Wikileaks : une lutte asymétrique contre une transparence à deux vitesses

Suite aux révélations de câbles diplomatiques par Wikileaks, une polémique a été lancée par les tenants de la raison d’état qui ont crié à la dictature de la transparence.

Il est évident qu’un état qui doit se donner les moyens d’assurer son existence a besoin, par commodité, de maintenir le secret sur certaines de ses pratiques, notamment dans les domaines militaire, diplomatique, ou dans le maintien de l’ordre intérieur. Cela devient très ironique lorsque le même état ose se présenter comme étant démocratique, puisqu’il serait dirigé par des représentants élus par le peuple, alors que ce peuple ne serait pas jugé suffisamment apte à connaître tous les éléments sur les pratiques au pouvoir de ceux qu’ils sont sommés choisir pour décider de leurs vies.

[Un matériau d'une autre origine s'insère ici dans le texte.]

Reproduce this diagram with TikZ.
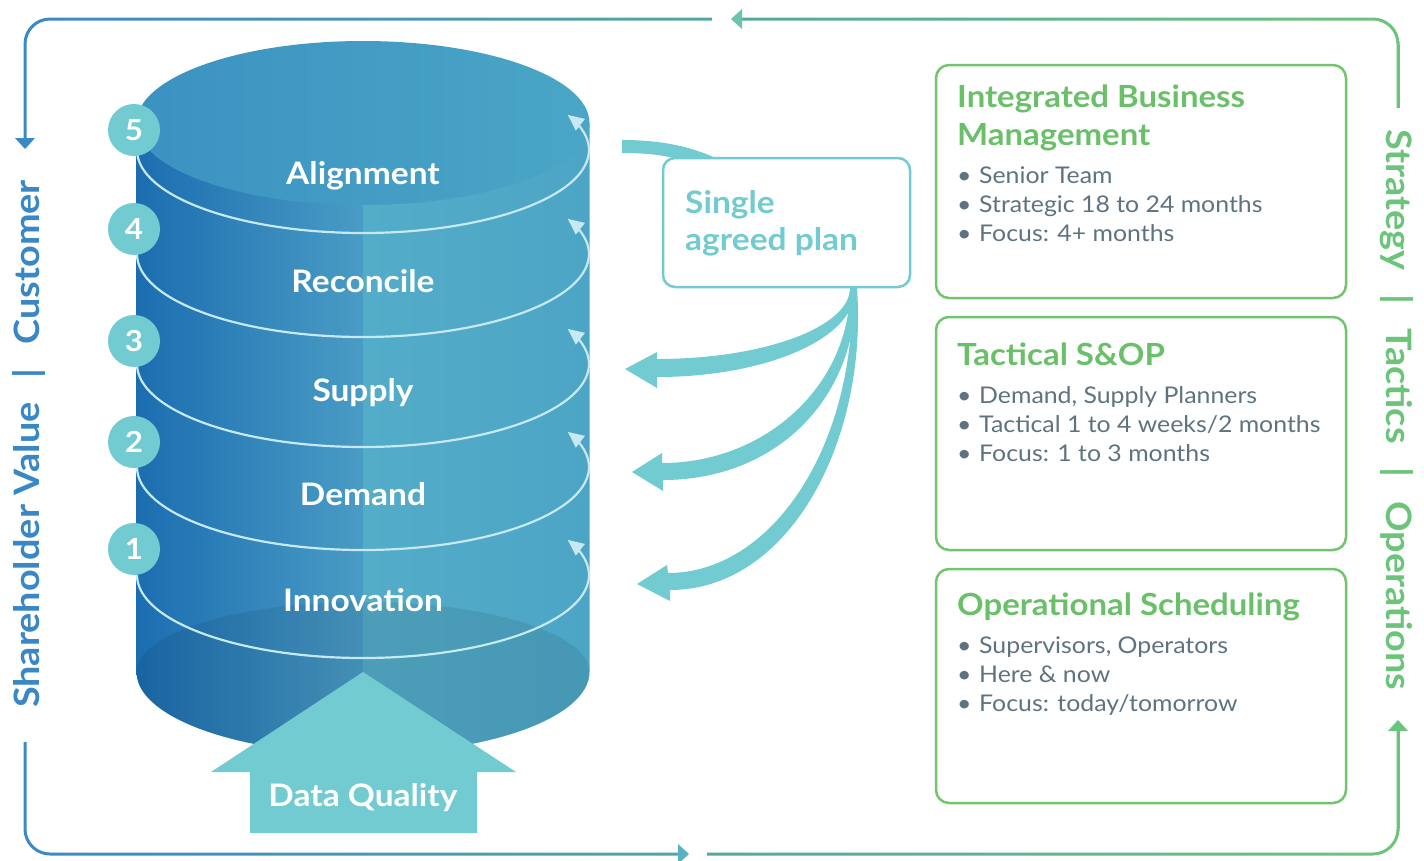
\documentclass[tikz,border=0pt]{standalone}
\usepackage{fontspec}
\setmainfont{Lato}[FakeStretch=1.08]
\usetikzlibrary{arrows.meta}
\definecolor{tealc}{HTML}{72CBD0}
\definecolor{hgreen}{HTML}{6ABF69}
\definecolor{boxgreen}{HTML}{72C46E}
\definecolor{bodygray}{HTML}{5E7380}
\definecolor{lblue}{HTML}{3A87C5}
\definecolor{rgreen}{HTML}{6CC47A}
\definecolor{frameblue}{HTML}{3B8AC6}
\definecolor{frameteal}{HTML}{66C4C0}
\definecolor{framegreen}{HTML}{6CC47C}
\definecolor{topteal}{HTML}{6CC4B0}
\definecolor{cylA}{HTML}{1B6DB0}
\definecolor{cylB}{HTML}{4A9CC5}
\definecolor{cylC}{HTML}{53ACC8}
\definecolor{cylD}{HTML}{4CA5C5}
\definecolor{topA}{HTML}{3B92C1}
\definecolor{topB}{HTML}{4BA9C8}
\definecolor{topC}{HTML}{4AA6C6}
\definecolor{ringc}{HTML}{C6E9F3}
\tikzset{
  cyllbl/.style={text=white, font=\bfseries\fontsize{31}{36}\selectfont, inner sep=0, anchor=base},
  numc/.style={circle, fill=tealc, minimum size=52pt, inner sep=0, text=white, font=\bfseries\fontsize{29}{32}\selectfont},
  ringarc/.style={draw=ringc, line width=2.2pt},
  gbox/.style={draw=boxgreen, line width=2.5pt, rounded corners=13pt},
  headtxt/.style={text=hgreen, font=\bfseries\fontsize{30.5}{34}\selectfont, inner sep=0, anchor=base west},
  bultxt/.style={text=bodygray, font=\fontsize{23}{27}\selectfont, inner sep=0, anchor=base west},
  plantxt/.style={text=tealc, font=\bfseries\fontsize{31}{36}\selectfont, inner sep=0, anchor=base west}
}
\newcommand{\bl}[1]{\makebox[22pt][l]{\textbullet}#1}
\begin{document}
\begin{tikzpicture}[x=1pt,y=-1pt]
\useasboundingbox (0,0) rectangle (1424,860);
% outer frame
\shade[left color=frameblue, middle color=frameteal, right color=framegreen, even odd rule]
  [rounded corners=26.5pt] (23.5,17.5) rectangle (1399.5,855.5)
  [rounded corners=23.5pt] (26.5,20.5) rectangle (1396.5,852.5);
% gaps in frame
\fill[white] (18,138) rectangle (33,742);
\fill[white] (712,12) rectangle (742,26);
\fill[white] (678,846) rectangle (707,862);
\fill[white] (1391,108) rectangle (1406,731);
% frame arrowheads
\fill[frameblue] (15,138) -- (35,138) -- (25,149) -- cycle;
\fill[topteal] (742,9) -- (742,29) -- (731,19) -- cycle;
\fill[frameteal!70!frameblue] (678,844) -- (678,864) -- (689,854) -- cycle;
\fill[framegreen] (1388,731) -- (1408,731) -- (1398,720) -- cycle;
% side labels
\node[font=\bfseries\fontsize{35}{40}\selectfont, text=lblue, rotate=90, inner sep=0] (sv) at (29,444) {Shareholder Value\hspace{24pt}|\hspace{24pt}Customer};
\node[font=\bfseries\fontsize{35}{40}\selectfont, text=rgreen, rotate=-90, inner sep=0] (st) at (1397,410) {Strategy\hspace{24pt}|\hspace{24pt}Tactics\hspace{24pt}|\hspace{24pt}Operations};
% cylinder body
\begin{scope}
  \clip (136.5,123) -- (136.5,672) arc[start angle=180, end angle=0, x radius=226.5, y radius=82] -- (589.5,123) -- cycle;
  \shade[left color=cylA, right color=cylB] (136,40) rectangle (363,760);
  \shade[left color=cylC, right color=cylD] (363,40) rectangle (591,760);
  \fill[black, opacity=0.08] (136.5,672) arc[start angle=180, end angle=360, x radius=226.5, y radius=70] -- (589.5,800) -- (136.5,800) -- cycle;
\end{scope}
% top face
\shade[left color=topA, middle color=topB, right color=topC] (363,123) ellipse[x radius=226.5, y radius=82];
% rings with arrowheads
\foreach \c in {150,254,364,467,575}{
  \draw[ringarc] (137,\c) arc[start angle=180, end angle=-21, x radius=226, y radius=83];
  \fill[ringc] (567.8,{\c-35.1}) -- (585,{\c-31.1}) -- (575.8,{\c-19.3}) -- cycle;
}
% number circles
\node[numc] (n5) at (134,130) {5};
\node[numc] (n4) at (134,229) {4};
\node[numc] (n3) at (134,341) {3};
\node[numc] (n2) at (134,442) {2};
\node[numc] (n1) at (134,549) {1};
% layer labels
\node[cyllbl] (l5) at (363,184) {Alignment};
\node[cyllbl] (l4) at (363,292) {Reconcile};
\node[cyllbl] (l3) at (363,401) {Supply};
\node[cyllbl] (l2) at (363,505) {Demand};
\node[cyllbl] (l1) at (363,611) {Innovation};
% data quality arrow
\fill[tealc] (363,672) -- (516,772) -- (477,772) -- (477,833) -- (250,833) -- (250,772) -- (211,772) -- cycle;
\node[cyllbl] (dq) at (363,806) {Data Quality};
% band into plan box
\fill[tealc] (622,140) .. controls (665,140) and (695,148) .. (720,160) -- (705,172) .. controls (685,158) and (660,153) .. (622,153) -- cycle;
% plan box
\draw[draw=tealc, line width=2.5pt, rounded corners=12pt, fill=white] (663,158) rectangle (910,287);
\node[plantxt] (pl1) at (685,213) {Single};
\node[plantxt] (pl2) at (685,250) {agreed plan};
% curved arrows
\fill[tealc] (850,288) .. controls (850,327) and (764,359) .. (657,359) -- (657,352) -- (625,369) -- (657,388) -- (657,377) .. controls (765,377) and (855,339) .. (855,290) -- cycle;
\fill[tealc] (850,288) .. controls (850,385) and (766,463) .. (662,463) -- (662,453) -- (632,472) -- (663,491) -- (663,480) .. controls (775,480) and (857,400) .. (856,288) -- cycle;
\fill[tealc] (852,288) .. controls (856,446) and (772,573) .. (668,573) -- (667,565) -- (637,584) -- (670,601) -- (670,590) .. controls (790,590) and (868,440) .. (857,288) -- cycle;
% right boxes
\draw[gbox] (936,65) rectangle (1346,298);
\node[headtxt] (h1a) at (957,107) {Integrated Business};
\node[headtxt] (h1b) at (957,145) {Management};
\node[bultxt] (b11) at (957,183) {\bl{Senior Team}};
\node[bultxt] (b12) at (957,212) {\bl{Strategic 18 to 24 months}};
\node[bultxt] (b13) at (957,241) {\bl{Focus: 4+ months}};
\draw[gbox] (936,317) rectangle (1346,550);
\node[headtxt] (h2) at (957,365) {Tactical S\&OP};
\node[bultxt] (b21) at (957,403) {\bl{Demand, Supply Planners}};
\node[bultxt] (b22) at (957,432) {\bl{Tactical 1 to 4 weeks/2 months}};
\node[bultxt] (b23) at (957,461) {\bl{Focus: 1 to 3 months}};
\draw[gbox] (936,569) rectangle (1346,803);
\node[headtxt] (h3) at (957,615) {Operational Scheduling};
\node[bultxt] (b31) at (957,653) {\bl{Supervisors, Operators}};
\node[bultxt] (b32) at (957,682) {\bl{Here \& now}};
\node[bultxt] (b33) at (957,711) {\bl{Focus: today/tomorrow}};
\end{tikzpicture}
\end{document}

Et l’ironie est double lorsque ces dirigeants pour se faire élire vont flatter les instincts sécuritaires, et pour ce faire exigent sans cesse plus de transparence des individus dans la société. Ainsi, les valets de la raison d’état nous ont vendu la généralisation de la vidéo-surveillance, de la biométrie, l’acquisition de drônes par la police pour surveiller cités sensibles et manifestations contestataires, le prélèvement génétique dans les commissariats et gendarmeries, le foisonnement de fichiers policiers comme le STIC (bientôt fusionné avec le JUDEX sous le nom ARIANE), l’EDVIRSP, le FRG, le SDRF et tant d’autres. Tout ceci au nom de la transparence de nos vies. Pour s’assurer le contrôle social, l’état a besoin de rendre nos vies les plus transparentes possible. Combien de fois avons-nous entendu que lorsque l’on a rien à se reprocher, on n’a rien à cacher, et que pour que notre « sécurité » soit assurée, il faut être prêt à renoncer à un peu de ses libertés en acceptant de dévoiler toujours un peu plus son mode de vie ?

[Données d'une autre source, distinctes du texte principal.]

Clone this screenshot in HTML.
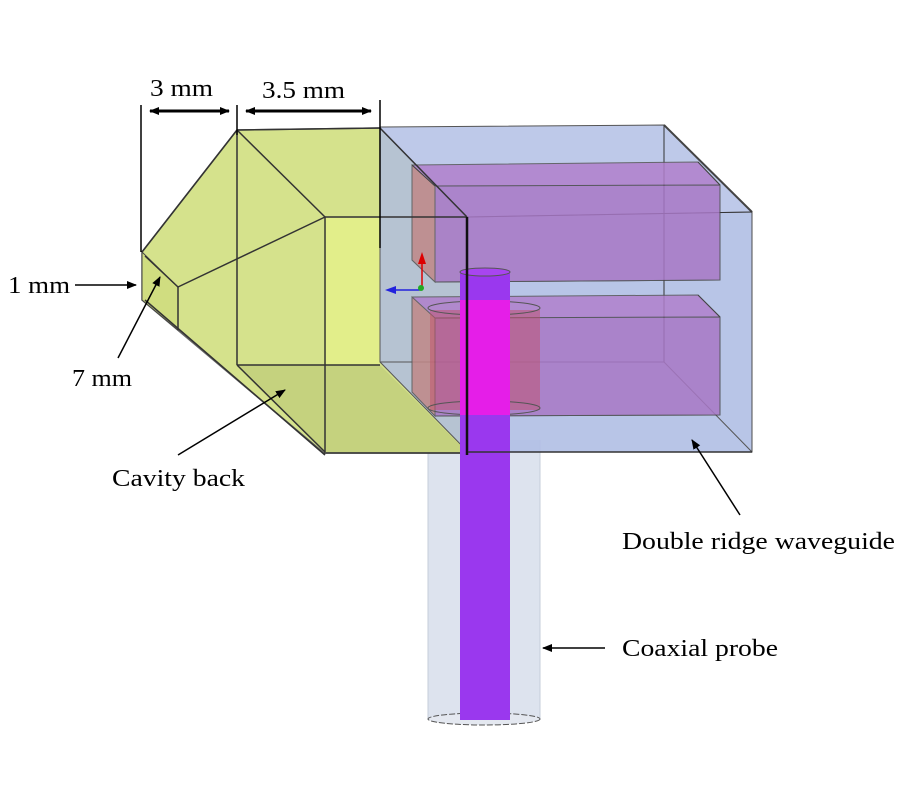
<!DOCTYPE html>
<html><head><meta charset="utf-8"><style>html,body{margin:0;padding:0;background:#fff}svg{display:block}</style></head>
<body>
<svg width="900" height="800" viewBox="0 0 900 800" xmlns="http://www.w3.org/2000/svg" font-family="Liberation Serif, serif" font-size="24">
<defs>
<marker id="ah" markerWidth="10" markerHeight="10" refX="9" refY="5" orient="auto" markerUnits="userSpaceOnUse"><path d="M0,1 L10,5 L0,9 Z" fill="#000"/></marker>
<marker id="ah2" markerWidth="10" markerHeight="10" refX="1" refY="5" orient="auto" markerUnits="userSpaceOnUse"><path d="M10,1 L0,5 L10,9 Z" fill="#000"/></marker>
</defs>
<rect width="900" height="800" fill="#fff"/>
<rect x="428" y="440" width="112" height="280" fill="#dde3ee"/>
<line x1="428" y1="440" x2="428" y2="720" stroke="#c5ccda"/>
<line x1="540" y1="440" x2="540" y2="720" stroke="#c5ccda"/>
<ellipse cx="484" cy="719" rx="56" ry="6" fill="#e4e8f0" stroke="#555" stroke-dasharray="6,2"/>
<polygon points="142,252 237,130 380,128 467,217 467,453 324,453 142,300" fill="#d5e28c" stroke="#666" stroke-width="1.5"/>
<polygon points="324,218 380,218 380,452 324,452" fill="#e2ee8a"/>
<polygon points="237,365 380,365 467,452 324,452" fill="#c5d27e"/>
<polygon points="142,252 178,287 178,330 142,300" fill="#d0dd80" stroke="#444"/>
<polygon points="380,127 664,125 752,212 752,452 468,452 380,362" fill="#aebce4" stroke="#555" fill-opacity="0.8"/>
<polygon points="468,217 752,212 752,452 468,452" fill="#b4c2e6" stroke="#444" opacity="0.5"/>
<line x1="664" y1="125" x2="664" y2="362" stroke="#333"/>
<line x1="380" y1="362" x2="664" y2="362" stroke="#555"/>
<line x1="664" y1="362" x2="752" y2="452" stroke="#555"/>
<line x1="664" y1="125" x2="752" y2="212" stroke="#444" stroke-width="2"/>
<line x1="468" y1="217" x2="752" y2="212" stroke="#333"/>
<g opacity="0.85">
<polygon points="412,165 698,162 720,185 720,280 435,282 412,260" fill="#b080cc" stroke="#555"/>
<polygon points="435,186 720,185 720,280 435,282" fill="#a878c6" stroke="#444"/>
<polygon points="412,165 435,186 435,282 412,260" fill="#c08888" stroke="#555"/>
</g>
<line x1="412" y1="165" x2="435" y2="186" stroke="#444"/>
<line x1="698" y1="162" x2="720" y2="185" stroke="#444"/>
<g opacity="0.85">
<polygon points="412,297 698,295 720,317 720,415 435,416 412,392" fill="#b080cc" stroke="#555"/>
<polygon points="435,318 720,317 720,415 435,416" fill="#a878c6" stroke="#444"/>
<polygon points="412,297 435,318 435,416 412,392" fill="#c08888" stroke="#555"/>
</g>
<line x1="698" y1="295" x2="720" y2="317" stroke="#444"/>
<rect x="430" y="310" width="110" height="100" fill="#c0506a" opacity="0.5"/>
<ellipse cx="484" cy="308" rx="56" ry="7" fill="none" stroke="#555"/>
<ellipse cx="484" cy="408" rx="56" ry="7" fill="none" stroke="#555"/>
<g stroke="#333" stroke-width="1.5" fill="none">
<line x1="237" y1="130" x2="237" y2="365"/>
<line x1="237" y1="130" x2="325" y2="217"/>
<line x1="325" y1="217" x2="467" y2="217"/>
<line x1="325" y1="217" x2="325" y2="452"/>
<line x1="237" y1="365" x2="380" y2="365"/>
<line x1="237" y1="365" x2="325" y2="452"/>
<line x1="178" y1="287" x2="325" y2="217"/>
<line x1="145" y1="256" x2="178" y2="287"/>
<line x1="178" y1="287" x2="178" y2="330"/>
<line x1="145" y1="300" x2="325" y2="455"/>
<line x1="324" y1="453" x2="467" y2="453"/>
<line x1="380" y1="128" x2="467" y2="217"/>
<line x1="142" y1="252" x2="237" y2="130"/>
<line x1="237" y1="130" x2="380" y2="128"/>
</g>
<rect x="460" y="272" width="50" height="448" fill="#9a38ee"/>
<rect x="460" y="300" width="50" height="115" fill="#e51ee8"/>
<ellipse cx="485" cy="272" rx="25" ry="4" fill="#a845f0" stroke="#555"/>
<line x1="467" y1="217" x2="467" y2="455" stroke="#111" stroke-width="2.5"/>
<line x1="468" y1="452" x2="752" y2="452" stroke="#333" stroke-width="1.5"/>
<line x1="422" y1="290" x2="422" y2="262" stroke="#d00" stroke-width="1.5"/>
<path d="M418,264 L422,252 L426,264 Z" fill="#d00"/>
<line x1="420" y1="290" x2="394" y2="290" stroke="#22d" stroke-width="1.5"/>
<path d="M396,286 L385,290 L396,294 Z" fill="#22d"/>
<circle cx="421" cy="288" r="3" fill="#2a2"/>
<g stroke="#000" stroke-width="1.5">
<line x1="141" y1="105" x2="141" y2="252"/>
<line x1="237" y1="105" x2="237" y2="135"/>
<line x1="380" y1="100" x2="380" y2="248"/>
<line x1="150" y1="111" x2="229" y2="111" stroke-width="3" marker-start="url(#ah2)" marker-end="url(#ah)"/>
<line x1="246" y1="111" x2="371" y2="111" stroke-width="3" marker-start="url(#ah2)" marker-end="url(#ah)"/>
<line x1="75" y1="285" x2="136" y2="285" marker-end="url(#ah)"/>
<line x1="118" y1="358" x2="160" y2="277" marker-end="url(#ah)"/>
<line x1="178" y1="455" x2="285" y2="390" marker-end="url(#ah)"/>
<line x1="740" y1="515" x2="692" y2="440" marker-end="url(#ah)"/>
<line x1="605" y1="648" x2="543" y2="648" marker-end="url(#ah)"/>
</g>
<text x="150" y="96" textLength="63" lengthAdjust="spacingAndGlyphs">3 mm</text>
<text x="262" y="98" textLength="83" lengthAdjust="spacingAndGlyphs">3.5 mm</text>
<text x="8" y="293" textLength="62" lengthAdjust="spacingAndGlyphs">1 mm</text>
<text x="72" y="386" textLength="60" lengthAdjust="spacingAndGlyphs">7 mm</text>
<text x="112" y="486" textLength="133" lengthAdjust="spacingAndGlyphs">Cavity back</text>
<text x="622" y="549" textLength="273" lengthAdjust="spacingAndGlyphs">Double ridge waveguide</text>
<text x="622" y="656" textLength="156" lengthAdjust="spacingAndGlyphs">Coaxial probe</text>
</svg>
</body></html>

Les méthodes hors-la-loi de Wikileaks prennent toute leur justification dans ce rapport de force disproportionné où la transparence deviendrait une dictature lorsqu’elle s’appliquerait à un état, en même temps que celui-ci exigerait toujours plus de transparence de la part de ses citoyens.

Cette asymétrie de la transparence existe aussi dans le monde de l’entreprise, et particulièrement dans les entreprises de l’informatique. De plus en plus, les entreprises cherchent à avoir connaissance de la vie privée de leurs salariés que ce soit lors du processus d’embauche, ou bien plus tard lors de la vie en entreprise. Recruter des retraités de l’armée dans les services de ressources humaines est de bon ton pour s’assurer que des enquêtes soient menées finement sur le personnel. Et de la même façon, le goût du secret pour les décisions de la direction rend difficile, pour le personnel, l’accès aux informations sur la vie  de l’entreprise. Mais au moins, les entreprises ( à l’exception des coopératives qui n’ont pas ces pratiques de confidentialité paranoïaque), n’ont pas elles, la prétention de s’afficher comme étant des lieux de démocratie, comme peuvent le faire les états.

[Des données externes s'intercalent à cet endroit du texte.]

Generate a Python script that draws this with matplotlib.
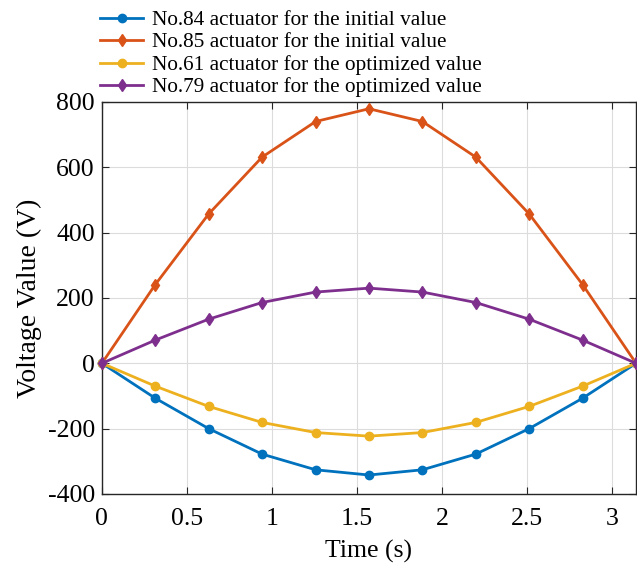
import matplotlib
matplotlib.use("Agg")
import matplotlib.pyplot as plt

t = [0, 0.314, 0.628, 0.942, 1.257, 1.571, 1.885, 2.199, 2.513, 2.827, 3.1416]
no84 = [0, -107, -200, -278, -326, -342, -326, -278, -200, -107, 0]
no85 = [0, 241, 457, 631, 740, 779, 740, 631, 457, 241, 0]
no61 = [0, -70, -132, -181, -212, -223, -212, -181, -132, -70, 0]
no79 = [0, 71, 135, 186, 218, 230, 218, 186, 135, 71, 0]
labels = ["No.84 actuator for the initial value",
          "No.85 actuator for the initial value",
          "No.61 actuator for the optimized value",
          "No.79 actuator for the optimized value"]
xticks = [0, 0.5, 1, 1.5, 2, 2.5, 3]
xticklabels = ["0", "0.5", "1", "1.5", "2", "2.5", "3"]
yticks = [-400, -200, 0, 200, 400, 600, 800]

plt.rcParams['font.family'] = ['Liberation Serif', 'DejaVu Serif']
plt.rcParams['axes.unicode_minus'] = False
fig = plt.figure(figsize=(6.37, 5.63), dpi=100)
ax = fig.add_axes([0.160, 0.1226, 0.8385, 0.6964])

colors = ['#0072BD', '#D95319', '#EDB120', '#7E2F8E']
series = [no84, no85, no61, no79]
markers = ['o', 'd', 'o', 'd']
sizes = [6, 6.5, 6, 6.5]
handles = []
for s, c, m, ms, lab in zip(series, colors, markers, sizes, labels):
    h, = ax.plot(t, s, color=c, marker=m, markersize=ms, linewidth=2, label=lab, clip_on=False, zorder=3)
    handles.append(h)

ax.set_xlim(0, 3.1416)
ax.set_ylim(-400, 800)
ax.set_xticks(xticks)
ax.set_xticklabels(xticklabels)
ax.set_yticks(yticks)
ax.tick_params(direction='in', labelsize=18.5, length=5, color='#262626', top=True, right=True)
ax.tick_params(axis='x', pad=10)
ax.tick_params(axis='y', pad=5)
ax.grid(True, color='#dcdcdc', linewidth=0.8)
ax.set_axisbelow(True)
for sp in ax.spines.values():
    sp.set_color('#262626')
    sp.set_linewidth(1.0)
ax.set_xlabel("Time (s)", fontsize=18.5, labelpad=7)
ax.set_ylabel("Voltage Value (V)", fontsize=20, labelpad=4)

fig.legend(handles=handles, loc='upper left', bbox_to_anchor=(0.144, 0.997),
           frameon=False, fontsize=15.3, handlelength=2.03, handletextpad=0.42,
           labelspacing=0.12, borderaxespad=0.0)

fig.savefig("out.png", dpi=100)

La collusion des états avec le système banquier a permis de lancer une tentative d’asphyxie financière de Wikileaks en bloquant les paiements en ligne sur le site. La riposte  ne s’est pas fait longtemps attendre avec les attaques par déni de service des sites de Paypal, Visa et MasterCard grâce au logiciel téléchargeable gratuitement  LOIC (Low Orbit Ion Cannon).

De telles attaques par déni de service ont déjà été jugées en France, et ont abouti à de lourdes amendes. Et le fait que le ministre de l’économie numérique Eric Besson, soit monté au créneau pour dénoncer la cybercriminalité de Wikileaks et des attaques par déni de service, n’est pas très encourageant pour l’évolution du droit Français en la matière. Mais dans une lutte asymétrique, l’informatique restera longtemps un terrain sur lequel les états ne seront pas prêts de réussir à imposer leur pouvoir de coercition sur la masse organisée des individus pour s’assurer le contrôle social dont ils rêvent.